We picked up a pizza to take to our neighbor's house for movie-night. At the shop, Abe made friends with everyone in line, telling them he was "almost six."

On our drive home, he says, "Mom? Can I tell you a question? Dogs shouldn't go to get pizza without their moms and dads."

"No? Dogs can't go alone to pick up a pizza?"

"No, Mom. They have to go get pizza only with their moms and dads."

Just so you know.

We watch a little Finding Nemo, then a little Pinocchio, eat a little pizza, drink some milk, tussle over firetrucks, snuggle on couch with mom during the scary parts of Nemo. We stay later then I'd intended on a day with no nap, but it was hard to pull ourselves away with the neighbor's toys and the lovely bottle of wine my neighbor had opened.

When it's time to go home, oh, the sadness. It's been a long day full of good friends and our boy can never get enough. Hugs and kisses for them all. In the door, into the pajamas, brush of teeth, short song, into bed.

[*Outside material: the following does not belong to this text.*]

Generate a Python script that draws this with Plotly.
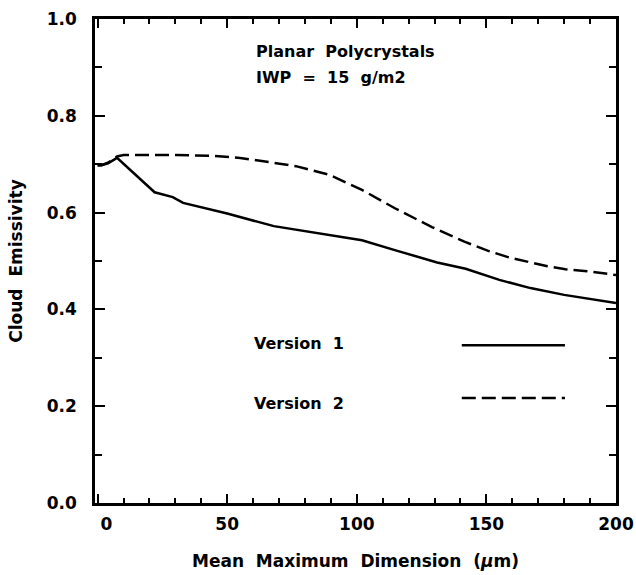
import plotly.graph_objects as go

# Version 1 (solid)
v1_x = [0, 1.5, 4, 7.5, 22, 29, 33, 50, 68, 85, 102, 115, 131, 142, 155, 167, 180, 200]
v1_y = [0.698, 0.698, 0.702, 0.713, 0.642, 0.632, 0.620, 0.598, 0.572, 0.558, 0.543, 0.522, 0.497, 0.484, 0.461, 0.444, 0.430, 0.413]

# Version 2 (dashed)
v2_x = [0, 1.5, 4, 7.5, 10, 30, 45, 55, 64, 76.5, 89.4, 102, 114.7, 129, 141.5, 150.7, 158.3, 166, 173.6, 180.5, 188.9, 200]
v2_y = [0.698, 0.698, 0.703, 0.716, 0.719, 0.719, 0.717, 0.713, 0.706, 0.696, 0.678, 0.647, 0.609, 0.570, 0.540, 0.521, 0.508, 0.498, 0.489, 0.483, 0.479, 0.471]

x_ticks = [0, 50, 100, 150, 200]
x_ticktext = ["\u00a0\u00a0\u00a00", "50", "100", "150", "200"]
y_ticks = [0.0, 0.2, 0.4, 0.6, 0.8, 1.0]
y_ticktext = ["0.0", "0.2", "0.4", "0.6", "0.8", "1.0"]

FONT = "DejaVu Sans"
ink = "black"
SP = "\u00a0\u00a0"
DASH = "14px,6px"

fig = go.Figure()
fig.add_trace(go.Scatter(x=v1_x, y=v1_y, mode="lines",
                         line=dict(color=ink, width=2.5), showlegend=False))
fig.add_trace(go.Scatter(x=v2_x, y=v2_y, mode="lines",
                         line=dict(color=ink, width=2.5, dash=DASH), showlegend=False))

# legend keys (text left, line sample right)
fig.add_shape(type="line", xref="paper", yref="paper", x0=0.704, x1=0.902, y0=0.326, y1=0.326,
              line=dict(color=ink, width=2.5))
fig.add_shape(type="line", xref="paper", yref="paper", x0=0.704, x1=0.902, y0=0.217, y1=0.217,
              line=dict(color=ink, width=2.5, dash=DASH))

ann_font = dict(family=FONT, size=16, color=ink, weight="bold")
fig.add_annotation(text="Version" + SP + "1", xref="paper", yref="paper", x=0.301, y=0.329,
                   xanchor="left", yanchor="middle", showarrow=False, font=ann_font)
fig.add_annotation(text="Version" + SP + "2", xref="paper", yref="paper", x=0.301, y=0.205,
                   xanchor="left", yanchor="middle", showarrow=False, font=ann_font)
fig.add_annotation(text="Planar" + SP + "Polycrystals", xref="paper", yref="paper", x=0.305, y=0.932,
                   xanchor="left", yanchor="middle", showarrow=False, font=ann_font)
fig.add_annotation(text="IWP" + SP + "=" + SP + "15" + SP + "g/m2", xref="paper", yref="paper", x=0.305, y=0.880,
                   xanchor="left", yanchor="middle", showarrow=False, font=ann_font)

fig.update_layout(
    width=636, height=575,
    margin=dict(l=95, r=20, t=19, b=72),
    paper_bgcolor="white", plot_bgcolor="white",
    font=dict(family=FONT, color=ink, size=17, weight="bold"),
)
fig.update_xaxes(
    range=[-1, 200], tickvals=x_ticks, ticktext=x_ticktext, ticks="inside", ticklen=9, tickwidth=2,
    tickcolor=ink, showline=True, linecolor=ink, linewidth=2.5, mirror="allticks",
    showgrid=False, zeroline=False, ticklabelstandoff=4, automargin=False,
    tickfont=dict(family=FONT, size=17, weight="bold"),
    minor=dict(dtick=10, ticks="inside", ticklen=5, tickwidth=2, tickcolor=ink, showgrid=False),
    title=dict(text="Mean" + SP + "Maximum" + SP + "Dimension" + SP + "(<i>μ</i>m)",
               font=dict(family=FONT, size=17, weight="bold"), standoff=22),
)
fig.update_yaxes(
    range=[0, 1], tickvals=y_ticks, ticktext=y_ticktext, ticks="inside", ticklen=10, tickwidth=2,
    tickcolor=ink, showline=True, linecolor=ink, linewidth=2.5, mirror="allticks",
    showgrid=False, zeroline=False, ticklabelstandoff=12, automargin=False,
    tickfont=dict(family=FONT, size=17, weight="bold"),
    minor=dict(dtick=0.1, ticks="inside", ticklen=7, tickwidth=2, tickcolor=ink, showgrid=False),
    title=dict(text="Cloud" + SP + "Emissivity", font=dict(family=FONT, size=17, weight="bold"), standoff=20),
)

fig.write_html("out.html")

On my way out of his room, the question, "Mom? What can we do tomorrow?" Abe is the most extroverted of extroverts, with two introverts as parents. It's good for us all.

Before I hit the hay, I look at the sleeping boy and feel, yep, that ache? Heart expanding. Full. Joy. I blessed my lucky stars.

Tuesday, April 6, 2010


Surprised by the giddy dancing butterflies in my stomach as we hide eggs in our neighbor's living room, knowing the kids were all downstairs waiting in the basement. We let them in. They run around. I want Abe to find them all. I tell myself to chill out. The joy is too much. The kids sit amongst the spoils of their hunt, eating chocolate and skittles and posing for photos all wearing their ring pops. I snuggle on a big chair with the two little boys to watch Finding Nemo while the big girls give make-overs to the willing adults.

That was Saturday.

We dress in our Sunday clothes. Abe opens his Easter basket, experiences the fun of a pez dispenser and eats chocolate before breakfast. We drive to a shabbily lovely church near the river. We come late so end up on the front row. I listen to the music but don't sing along. The African American woman sitting behind me shouts "A to the men!" at her favorite parts of the sermon. I smile every time. The half-white, half-black pastor preaches his guts out.

These words are sung and I'm fighting back sobs:

No guilt in life, no fear in death
This is the power of Christ in me
From life's first cry to final breath
Jesus commands my destiny
No power of hell, no scheme of man
Can ever pluck me from His hand
'Till He returns or calls me home
Here in the power of Christ I'll stand

No power of hell, no scheme of man, can ever pluck me from His hand. Oh, how I love Jesus. I do. I really do.

Abe tells us, in utmost seriousness, on our walk to the car what he learned in church that morning, "Jesus loves me. He got hurt. There was a roller*. He's still hurt. He not get better." At some point a discussion of the resurrection is in our future. Since his uncle's car wreck a week ago, Abe has been very concerned with anyone getting hurt.

From life's first cry to final breath
Jesus commands my destiny. I usually don't live like I believe it. I'm working on that one.
*I think he's talking about the stone that served as a door to the grave, the one that was rolled away.

Thursday, April 1, 2010


One family member survived this crash on Sunday, is in the hospital with broken pelvis (in three places) and damaged lung, but...alive.

Another family member is also in the hospital, newly born, just today. She's tiny and has a beautiful name and beautiful parents who welcomed her into this world on a dramatic spring day in Portland with downpours, thundering hail, and the kind of glowing sunset that turns the world pink for a few sweet minutes.

And someone very far away, unknown yet to us and us to her, is one step closer to being welcomed into our family*. She's experiencing or has experienced a side impact in her life, much like the t-bone crash above, putting her in the circumstances that lead to her becoming our family. These are her ashes. This is what I think about as we begin the wait to find out who she is.

We're here. We're waiting. Praying her wounds can heal and she can bloom in the safe place we offer. God, make us worthy of such a task.

*As of Monday, we're officially on Gladney's waitlist for a referral...finally. We were pretty slow this time round).